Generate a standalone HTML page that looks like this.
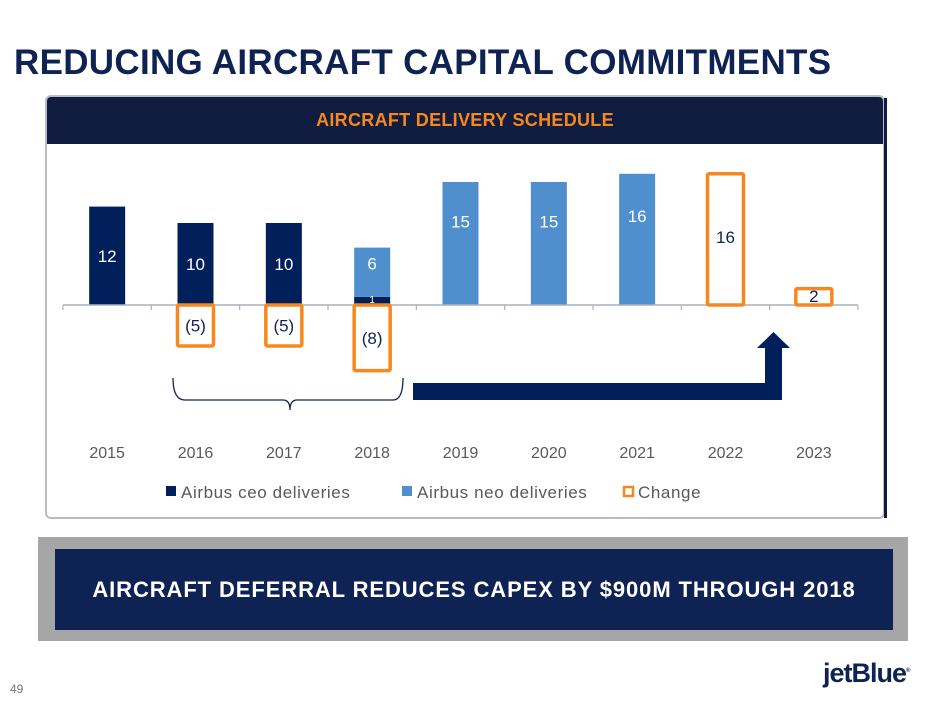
<!DOCTYPE html>
<html><head><meta charset="utf-8"><style>
body{margin:0;width:940px;height:705px;background:#fff;position:relative;overflow:hidden;font-family:"Liberation Sans",sans-serif}
</style></head><body>
<div style="position:absolute;left:14px;top:43px;font-size:35px;font-weight:bold;color:#0e2254;letter-spacing:0.3px">REDUCING AIRCRAFT CAPITAL COMMITMENTS</div>
<div style="position:absolute;left:45px;top:95px;width:840px;height:424px;border:2px solid #b8bcc6;border-radius:6px;box-sizing:border-box;overflow:hidden">
 <div style="height:47px;background:#101d40;color:#f7881f;font-weight:bold;font-size:18px;text-align:center;line-height:46px;letter-spacing:0.3px">AIRCRAFT DELIVERY SCHEDULE</div>
</div>
<div style="position:absolute;left:884px;top:98px;width:3px;height:420px;background:#101d40"></div>
<svg id="chart" width="940" height="705" style="position:absolute;left:0;top:0">
</svg>
<div style="position:absolute;left:38px;top:537px;width:870px;height:104px;background:#a6a6a6"></div>
<div style="position:absolute;left:55px;top:549px;width:838px;height:81px;background:#0e2254;color:#fff;font-weight:bold;font-size:22px;text-align:center;line-height:81px;letter-spacing:0.9px">AIRCRAFT DEFERRAL REDUCES CAPEX BY $900M THROUGH 2018</div>
<div style="position:absolute;left:10px;top:682px;font-size:12px;color:#777">49</div>
<div style="position:absolute;left:823px;top:658px;font-size:27px;font-weight:bold;color:#0e2254;letter-spacing:-1px">jetBlue<sup style="font-size:6px">®</sup></div>
<script>
const years=["2015","2016","2017","2018","2019","2020","2021","2022","2023"];
const ceo=[12,10,10,1,0,0,0,0,0];
const neo=[0,0,0,6,15,15,16,0,0];
const change=[0,-5,-5,-8,0,0,0,16,2];
const ns="http://www.w3.org/2000/svg";
const svg=document.getElementById('chart');
const x0=63,x1=858,y0=305,k=8.2,bw=36;
const cw=(x1-x0)/years.length;
const cx=i=>x0+cw*(i+0.5);
const y=v=>y0-v*k;
function mk(t,a){const e=document.createElementNS(ns,t);for(const p in a)e.setAttribute(p,a[p]);svg.appendChild(e);return e;}
function txt(s,xx,yy,fill,size){const e=mk('text',{x:xx,y:yy,fill:fill,'font-size':size,'text-anchor':'middle','font-family':'Liberation Sans, sans-serif'});e.textContent=s;return e;}
years.forEach((yr,i)=>{
 if(ceo[i]>0){const r=mk('rect',{x:cx(i)-bw/2,y:y(ceo[i]),width:bw,height:ceo[i]*k,fill:'#001f5b'});
 
 }
 if(neo[i]>0){const r=mk('rect',{x:cx(i)-bw/2,y:y(ceo[i]+neo[i]),width:bw,height:neo[i]*k,fill:'#4f8fce'});
 
 }
});
mk('line',{x1:x0,y1:y0,x2:x1,y2:y0,stroke:'#aab0bf','stroke-width':1.5});
for(let i=0;i<=years.length;i++)mk('line',{x1:x0+cw*i,y1:y0,x2:x0+cw*i,y2:y0+5,stroke:'#aab0bf','stroke-width':1.2});
years.forEach((yr,i)=>{
 if(ceo[i]>0&&neo[i]==0){const t=txt(String(ceo[i]),cx(i),y(ceo[i]/2)+6,'#fff',17);}
 if(neo[i]>0){const base=ceo[i];const t=txt(String(neo[i]),cx(i),y(base+neo[i]*0.68)+6,'#fff',17);
  if(base>0){const t2=txt(String(base),cx(i),y(base/2)+2,'#fff',10);}}
 if(change[i]!==0){const v=change[i];const top=v>0?y(v):y0;const h=Math.abs(v)*k;
  const r=mk('rect',{x:cx(i)-18,y:top,width:36,height:h,fill:'none',stroke:'#f7881f','stroke-width':3.5,rx:1.5});
  
  
  const lab=v<0?'('+(-v)+')':String(v);
  const ly=v<0?top+h/2+6:(v>3?y(v*0.52)+6:y0-3);
  const t=txt(lab,cx(i),ly,'#0e2254',17);}
 const xl=txt(yr,cx(i),458,'#595959',16);
 
 
});
const br=mk('path',{d:'M173,378 Q173,400 185,400 L283,400 Q290,400 290,410 Q290,400 297,400 L393,400 Q403,400 403,378',fill:'none',stroke:'#0e2254','stroke-width':1.3});


const ar=mk('path',{d:'M413,383 L765,383 L765,348 L757,348 L773.5,332 L790,348 L782,348 L782,400 L413,400 Z',fill:'#001f5b'});


const leg=[['Airbus ceo deliveries','#001f5b',false,166],['Airbus neo deliveries','#4f8fce',false,402],['Change','#f7881f',true,623]];
leg.forEach(l=>{
 const r=mk('rect',l[2]?{x:l[3]+1,y:487,width:9,height:9,fill:'none',stroke:l[1],'stroke-width':2.5}:{x:l[3],y:486,width:10,height:10,fill:l[1]});
 
 
 const t=mk('text',{x:l[3]+15,y:498,fill:'#595959','font-size':17,'letter-spacing':0.6,'font-family':'Liberation Sans, sans-serif'});t.textContent=l[0];
 
 
});
</script>
</body></html>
--------------------------------
Reproduce every line exactly and omit all pictures.

Generate a standalone HTML page that looks like this.
<!DOCTYPE html>
<html><head><meta charset="utf-8"><style>
body{margin:0;width:940px;height:705px;background:#fff;position:relative;overflow:hidden;font-family:"Liberation Sans",sans-serif}
</style></head><body>
<div style="position:absolute;left:14px;top:43px;font-size:35px;font-weight:bold;color:#0e2254;letter-spacing:0.3px">REDUCING AIRCRAFT CAPITAL COMMITMENTS</div>
<div style="position:absolute;left:45px;top:95px;width:840px;height:424px;border:2px solid #b8bcc6;border-radius:6px;box-sizing:border-box;overflow:hidden">
 <div style="height:47px;background:#101d40;color:#f7881f;font-weight:bold;font-size:18px;text-align:center;line-height:46px;letter-spacing:0.3px">AIRCRAFT DELIVERY SCHEDULE</div>
</div>
<div style="position:absolute;left:884px;top:98px;width:3px;height:420px;background:#101d40"></div>
<svg id="chart" width="940" height="705" style="position:absolute;left:0;top:0">
</svg>
<div style="position:absolute;left:38px;top:537px;width:870px;height:104px;background:#a6a6a6"></div>
<div style="position:absolute;left:55px;top:549px;width:838px;height:81px;background:#0e2254;color:#fff;font-weight:bold;font-size:22px;text-align:center;line-height:81px;letter-spacing:0.9px">AIRCRAFT DEFERRAL REDUCES CAPEX BY $900M THROUGH 2018</div>
<div style="position:absolute;left:10px;top:682px;font-size:12px;color:#777">49</div>
<div style="position:absolute;left:823px;top:658px;font-size:27px;font-weight:bold;color:#0e2254;letter-spacing:-1px">jetBlue<sup style="font-size:6px">®</sup></div>
<script>
const years=["2015","2016","2017","2018","2019","2020","2021","2022","2023"];
const ceo=[12,10,10,1,0,0,0,0,0];
const neo=[0,0,0,6,15,15,16,0,0];
const change=[0,-5,-5,-8,0,0,0,16,2];
const ns="http://www.w3.org/2000/svg";
const svg=document.getElementById('chart');
const x0=63,x1=858,y0=305,k=8.2,bw=36;
const cw=(x1-x0)/years.length;
const cx=i=>x0+cw*(i+0.5);
const y=v=>y0-v*k;
function mk(t,a){const e=document.createElementNS(ns,t);for(const p in a)e.setAttribute(p,a[p]);svg.appendChild(e);return e;}
function txt(s,xx,yy,fill,size){const e=mk('text',{x:xx,y:yy,fill:fill,'font-size':size,'text-anchor':'middle','font-family':'Liberation Sans, sans-serif'});e.textContent=s;return e;}
years.forEach((yr,i)=>{
 if(ceo[i]>0){const r=mk('rect',{x:cx(i)-bw/2,y:y(ceo[i]),width:bw,height:ceo[i]*k,fill:'#001f5b'});
 
 }
 if(neo[i]>0){const r=mk('rect',{x:cx(i)-bw/2,y:y(ceo[i]+neo[i]),width:bw,height:neo[i]*k,fill:'#4f8fce'});
 
 }
});
mk('line',{x1:x0,y1:y0,x2:x1,y2:y0,stroke:'#aab0bf','stroke-width':1.5});
for(let i=0;i<=years.length;i++)mk('line',{x1:x0+cw*i,y1:y0,x2:x0+cw*i,y2:y0+5,stroke:'#aab0bf','stroke-width':1.2});
years.forEach((yr,i)=>{
 if(ceo[i]>0&&neo[i]==0){const t=txt(String(ceo[i]),cx(i),y(ceo[i]/2)+6,'#fff',17);}
 if(neo[i]>0){const base=ceo[i];const t=txt(String(neo[i]),cx(i),y(base+neo[i]*0.68)+6,'#fff',17);
  if(base>0){const t2=txt(String(base),cx(i),y(base/2)+2,'#fff',10);}}
 if(change[i]!==0){const v=change[i];const top=v>0?y(v):y0;const h=Math.abs(v)*k;
  const r=mk('rect',{x:cx(i)-18,y:top,width:36,height:h,fill:'none',stroke:'#f7881f','stroke-width':3.5,rx:1.5});
  
  
  const lab=v<0?'('+(-v)+')':String(v);
  const ly=v<0?top+h/2+6:(v>3?y(v*0.52)+6:y0-3);
  const t=txt(lab,cx(i),ly,'#0e2254',17);}
 const xl=txt(yr,cx(i),458,'#595959',16);
 
 
});
const br=mk('path',{d:'M173,378 Q173,400 185,400 L283,400 Q290,400 290,410 Q290,400 297,400 L393,400 Q403,400 403,378',fill:'none',stroke:'#0e2254','stroke-width':1.3});


const ar=mk('path',{d:'M413,383 L765,383 L765,348 L757,348 L773.5,332 L790,348 L782,348 L782,400 L413,400 Z',fill:'#001f5b'});


const leg=[['Airbus ceo deliveries','#001f5b',false,166],['Airbus neo deliveries','#4f8fce',false,402],['Change','#f7881f',true,623]];
leg.forEach(l=>{
 const r=mk('rect',l[2]?{x:l[3]+1,y:487,width:9,height:9,fill:'none',stroke:l[1],'stroke-width':2.5}:{x:l[3],y:486,width:10,height:10,fill:l[1]});
 
 
 const t=mk('text',{x:l[3]+15,y:498,fill:'#595959','font-size':17,'letter-spacing':0.6,'font-family':'Liberation Sans, sans-serif'});t.textContent=l[0];
 
 
});
</script>
</body></html>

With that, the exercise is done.